One of the guiding principles of my life has been “do the best you can, where you are, with what you have”. I think that applies as well to parenting as it does to any other aspect of life. It took me a while to understand that not only was each of my children different, but I was different by the time I had each one. The “where you are” had changed physically and emotionally and even financially. My mother was the first to point that out to me because her own life was so very different by the time she had my youngest brother. (The photo is me, pregnant with Karen, with Mom and my brother, John.)
My children have proven my point by turning out to be totally different individuals. Yes, I can tell that they were raised together in my house. They all love to read, eat, travel, and talk. They are all smart, funny, and creative. They are all decent, compassionate human beings. But they have chosen different paths in life- different from each other and different from my own. I spent years teaching them about life and they accepted some of my values and applied those to their lifestyle.

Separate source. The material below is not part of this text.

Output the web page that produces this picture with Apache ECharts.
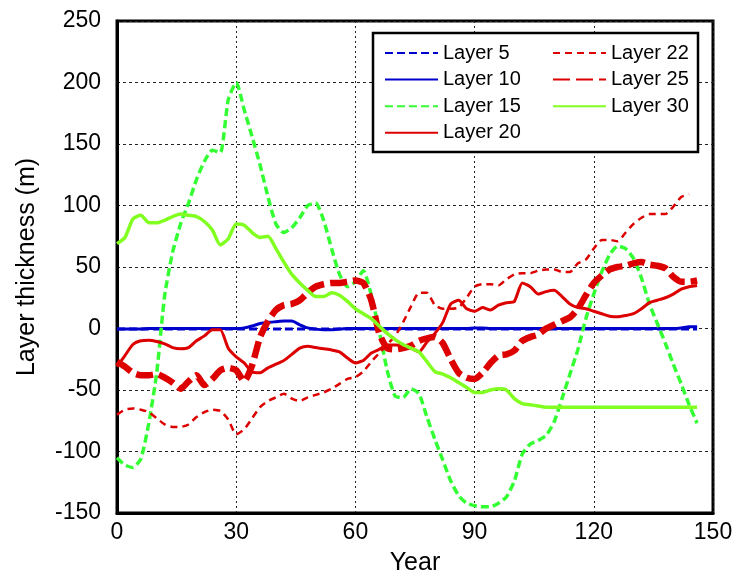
<!DOCTYPE html>
<html>
<head>
<meta charset="utf-8">
<script src="https://cdn.jsdelivr.net/npm/echarts@6/dist/echarts.min.js"></script>
<style>
  html, body { margin: 0; background: #fff; }
  #chart { width: 740px; height: 585px; }
</style>
</head>
<body>
<div id="chart"></div>
<script>
const years = [
  0, 2, 4, 6, 8, 10, 12, 14, 16, 18,
  20, 22, 24, 26, 28, 30, 32, 34, 36, 38,
  40, 42, 44, 46, 48, 50, 52, 54, 56, 58,
  60, 62, 64, 66, 68, 70, 72, 74, 76, 78,
  80, 82, 84, 86, 88, 90, 92, 94, 96, 98,
  100, 102, 104, 106, 108, 110, 112, 114, 116, 118,
  120, 122, 124, 126, 128, 130, 132, 134, 136, 138,
  140, 142, 144, 146
];

const layer5 = [
  -0.5, -0.5, -0.5, -0.5, -0.5, -0.5, -0.5, -0.5, -0.5, -0.5,
  -0.5, -0.5, -0.5, -0.5, -0.5, -0.5, -0.5, -0.5, -0.5, -0.5,
  -0.5, -0.5, -0.5, -0.5, -0.5, -0.5, -0.5, -0.5, -0.5, -0.5,
  -0.5, -0.5, -0.5, -0.5, -0.5, -0.5, -0.5, -0.5, -0.5, -0.5,
  -0.5, -0.5, -0.5, -0.5, -0.5, -0.5, -0.5, -0.5, -0.5, -0.5,
  -0.5, -0.5, -0.5, -0.5, -0.5, -0.5, -0.5, -0.5, -0.5, -0.5,
  -0.5, -0.5, -0.5, -0.5, -0.5, -0.5, -0.5, -0.5, -0.5, -0.5,
  -0.5, -0.5, -0.5, -0.5
];

const layer10 = [
  -0.5, -0.5, -0.5, -0.5, 0, 0, 0, 0, 0, 0,
  0, 0, 0, 0, 0, 0, 0.5, 2, 4, 5,
  5.5, 6, 6, 3, 0.5, -0.5, -1, -1, -0.5, 0,
  0, 0, 0, 0, 0, 0, 0, 0, 0, 0,
  0, 0, 0, 0, 0, 0.5, 0.5, 0, 0, 0,
  0, 0, 0, 0, 0, 0, 0, 0, 0, 0,
  0, 0, 0, 0, 0, 0, 0, 0, 0, 0,
  0, 0.5, 1.5, 1.5
];

const layer15 = [
  -105, -111, -113, -106, -77, -36, 27, 62, 85, 102,
  121, 136, 145, 143, 186, 200, 178, 156, 133, 107,
  85, 78, 82, 90, 100, 102, 88, 65, 44, 34,
  38, 47, 27, -2, -34, -55, -56, -49, -53, -72,
  -90, -107, -124, -136, -142, -144, -145, -145, -142, -137,
  -124, -102, -94, -91, -87, -76, -57, -37, -17, 8,
  28, 46, 60, 67, 65, 57, 41, 20, 4, -12,
  -29, -45, -62, -77
];

const layer20 = [
  -31, -22, -13, -10, -9.5, -10.5, -12.5, -15.5, -16.5, -15.5,
  -10, -6, -1, -1, -16, -23, -28, -35.5, -36, -32,
  -29, -26, -21, -16, -14.5, -15.5, -16.5, -17.5, -19, -24,
  -28, -26, -20, -17, -13.5, -13.5, -14, -16, -19, -11,
  -4, 5, 20, 23, 16, 14, 17, 15, 19, 21,
  22, 37, 34, 28, 30, 31, 26, 20, 17, 16,
  14, 12, 10, 9.5, 10.5, 12, 16, 21, 23, 25,
  28, 32, 34, 35
];

const layer22 = [
  -70, -66, -65, -66, -68, -73, -78, -80, -80, -78,
  -72, -68, -66, -67, -74, -86, -82, -73, -64, -59,
  -56, -53, -57, -59, -56, -54, -52, -49, -45, -41,
  -39.5, -35, -27, -20, -13, -6, 5, 18, 29, 29,
  19, 16, 16, 17, 25, 34, 36, 36, 35, 40,
  44, 45, 45, 47, 48, 48, 46, 46, 53, 56,
  65, 72, 72, 71, 78, 85, 90, 93, 93, 93,
  99, 107, 109, null
];

const layer25 = [
  -27, -31, -36, -38, -38, -37, -40, -44, -49, -43,
  -38, -46, -41, -34, -32, -34, -43, -30, -7, 6,
  15, 19, 20, 23, 29, 34, 36, 37, 37, 38,
  39, 37, 23, -4, -16, -17, -16, -14, -10, -8,
  -7, -12, -25, -36, -40, -41, -36, -28, -22, -21,
  -18, -10, -7, -5, 0, 3, 6, 9, 16, 27,
  37, 43, 48, 50, 51, 53, 54, 52, 51, 49,
  42, 38, 38, 39
];

const layer30 = [
  69, 74, 89, 92, 86, 86, 88, 91, 93, 92,
  91, 87, 80, 68, 73, 85, 84, 78, 74, 75,
  65, 54, 44, 37, 31, 26, 26, 29, 27, 22,
  16, 12, 8, 2, -4, -9, -13, -16, -19, -27,
  -35, -37, -40, -44, -48, -52, -52, -50, -49, -50,
  -57, -61, -62, -63, -64, -64, -64, -64, -64, -64,
  -64, -64, -64, -64, -64, -64, -64, -64, -64, -64,
  -64, -64, -64, -64
];

const xTicks = { min: 0, max: 150, interval: 30 };
const yTicks = { min: -150, max: 250, interval: 50 };

const font = 'Liberation Sans, Arial, sans-serif';
const blue = '#0000cc';
const green = '#33ff33';
const red = '#dd0000';
const lime = '#80ff20';

function makeSeries(name, values, color, width, dash) {
  return {
    name: name,
    type: 'line',
    symbol: 'none',
    smooth: 0.2,
    data: years.map((yr, i) => [yr, values[i]]),
    lineStyle: { color: color, width: width, type: dash },
    itemStyle: { color: color }
  };
}

const chart = echarts.init(document.getElementById('chart'));

// legend lines only, the circle marker is hidden
const legendBase = {
  orient: 'vertical',
  top: 43,
  itemWidth: 53,
  itemHeight: 14,
  itemGap: 6.6,
  padding: 0,
  z: 10,
  itemStyle: { opacity: 0 },
  textStyle: { fontFamily: font, fontSize: 20, color: '#000', lineHeight: 20 }
};

const option = {
  animation: false,
  backgroundColor: '#fff',
  textStyle: { fontFamily: font },
  grid: {
    left: 117, right: 27, top: 21, bottom: 72,
    show: true, borderColor: '#000', borderWidth: 3
  },
  legend: [
    Object.assign({}, legendBase, {
      left: 384,
      data: ['Layer 5', 'Layer 10', 'Layer 15', 'Layer 20']
    }),
    Object.assign({}, legendBase, {
      left: 552,
      data: ['Layer 22', 'Layer 25', 'Layer 30']
    })
  ],
  graphic: [{
    type: 'rect',
    z: 9,
    shape: { x: 373, y: 33, width: 325, height: 119 },
    style: { fill: '#fff', stroke: '#000', lineWidth: 2.5 }
  }],
  xAxis: {
    type: 'value',
    min: xTicks.min, max: xTicks.max, interval: xTicks.interval,
    name: 'Year',
    nameLocation: 'middle',
    nameGap: 38,
    nameTextStyle: { fontFamily: font, fontSize: 25, color: '#000' },
    axisLine: { show: true, onZero: false, lineStyle: { color: '#000', width: 3 } },
    axisTick: { show: false },
    axisLabel: { fontFamily: font, fontSize: 23, color: '#000', margin: 8 },
    splitLine: { show: true, lineStyle: { color: '#222', width: 1, type: [2, 3] } }
  },
  yAxis: {
    type: 'value',
    min: yTicks.min, max: yTicks.max, interval: yTicks.interval,
    name: 'Layer thickness (m)',
    nameLocation: 'middle',
    nameGap: 77,
    nameTextStyle: { fontFamily: font, fontSize: 25, color: '#000' },
    axisLine: { show: true, onZero: false, lineStyle: { color: '#000', width: 3 } },
    axisTick: { show: false },
    axisLabel: { fontFamily: font, fontSize: 23, color: '#000', margin: 16 },
    splitLine: { show: true, lineStyle: { color: '#222', width: 1, type: [3, 3] } }
  },
  series: [
    makeSeries('Layer 5', layer5, blue, 3, [8, 4]),
    makeSeries('Layer 10', layer10, blue, 3, 'solid'),
    makeSeries('Layer 15', layer15, green, 3.5, [8, 4]),
    makeSeries('Layer 20', layer20, red, 3, 'solid'),
    makeSeries('Layer 22', layer22, red, 2.5, [7, 5]),
    makeSeries('Layer 25', layer25, red, 6.5, [17, 6]),
    makeSeries('Layer 30', layer30, lime, 3.5, 'solid')
  ]
};

option && chart.setOption(option);
</script>
</body>
</html>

But they also ignored many of the things I taught them and instead did things their own way.
Yes, I see you have your hand raised and you want to remind me that the Bible says, “train up a child in the way he should go, and when he is old he will not turn from it.” Proverbs 22:6 Sorry, but I don’t know how to make that verse into a promise that you can create the perfect adult if you are the perfect parent. Perhaps the “old” part means very, very old. There are many verses in the Bible that I don’t fully understand and this is one of them. The first time I questioned it was when I found out that our assistant pastor’s son was on drugs. If ever there was a man who had trained his child it was that one, yet the process had somehow failed to produce the expected outcome. I know too many mothers who drown themselves in guilt thinking that if they had just done a better job of mothering their child wouldn’t be in prison or wandering the streets or dead. We have to understand that at some point our child’s “free will” takes over and we are no longer responsible for their actions.
I am in a position as a kindergarten teacher to daily witness the struggles of young parents. My advice to them is to be more patient…with themselves. Parenting is a tough job. Perhaps there isn’t an instruction manual* because no one has figured out the best way to do the job.
*Yes, I consider the Bible to be our instruction manual for everything, including parenting. However, it doesn’t specifically say “Here’s what to do when Johnny stuffs something up his nose and refuses to tell you what it is.”

I'm forwarding your blog post to a friend. Thank you for your wisdom.